After a week in Cancun, but before getting down to the business of studying [which is really why I am here] I headed north to an island off the coast from Cancun called Isla Holbox (pronounced Holbosh). It is one of the less visited islands near Cancun. Attractions include the flora and fauna, flamingos, dolphins, fish, and numerous enormous whale sharks that frequent the surrounding waters. After two buses and a boat ride over to the island I strolled down the sandy streets in search of my accommodations for the weekend. My boat captain had a friend of a friend who owned a ‘guest house’ here. I have learned that unlike in England, in Mexico, or at least around Cancun ‘guest house’ really has no meaning. It could actually be a house or it could be a thatched cabana or anything in between.
I wasn’t on my own for very long. Who do I run into but Tito and Juan who I had met in Cancun as part of the party crowd. [Also friends of friends of the boat captain] They were with two new friends, Juli and Adriana, drinking tequila in a beachside restaurant–which means I was soon sitting at said beachside restaurant also drinking tequila. All of them are from Spain, and boy do I love the Spaniards. One thing is for sure, Spaniards sure know how to have a good time. I found my room [a cabin, but surprisingly clean and cozy and wired for electricity], and then returned to join them. I made plans to join them the next day to swim with whale sharks and check out the underwater schools of fish.
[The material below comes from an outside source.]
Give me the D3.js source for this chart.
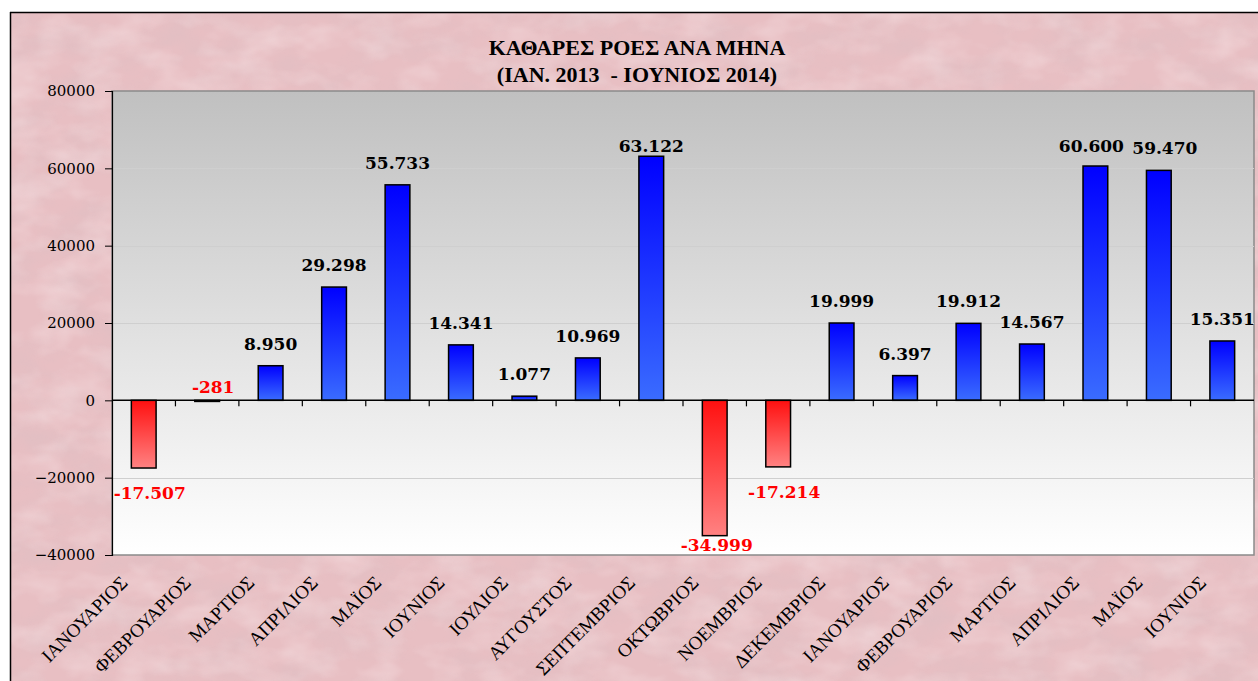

The area is a Marine Sanctuary and it’s really well managed – the boats that take you out to spot the sharks are tiny, with 10 people maximum, and only 2 people are allowed in the water with them at any one time. The weather looked a bit sketchy as we headed out to sea. We passed through some heavy rain, but thankfully came out the other side to clear blue skies, calm seas, and lots of fish. It didn’t take very long to spot our first whale shark, not surprising as we ended up seeing so many of them. I [and another girl–not my new Spanish friends] were the first ones to volunteer to jump in for a swim and snorkel around. It was absolutely awesome. From the boat the sharks have big wide heads with huge mouths which they suck in the plankton through while slowly swimming along the surface. As soon as we were in the water next to them we realised they are just like enormous 20 foot sharks with a fin and big tail surrounded by at least 50 smaller fish up to a foot long themselves.
I joined them for breakfast the next day before heading out with them on the boat. I had no preconceptions about what it would be like to swim with a shark but after that first breath taking experience of swimming alongside this large, spotted, vegetarian beast looking straight into it’s eye and seeing it’s breath released from it’s gills, I was in awe! They seemed to be everywhere swimming lazily around us and quite happy to be in our company. It some instances they would circle back to swim with us again and again. Although my first dive was thrilling, my second was a once in a lifetime experience. My guide told me to swim in one direction. Suddenly, though, through my mask I saw this massive whale shark swimming toward me. Together we began to swim side by side. I quickly turned my body to move up along side of it. It was so incredible to have the opportunity to swim next so close to this beast.
And for those worried about me, whale sharks are vegetarian.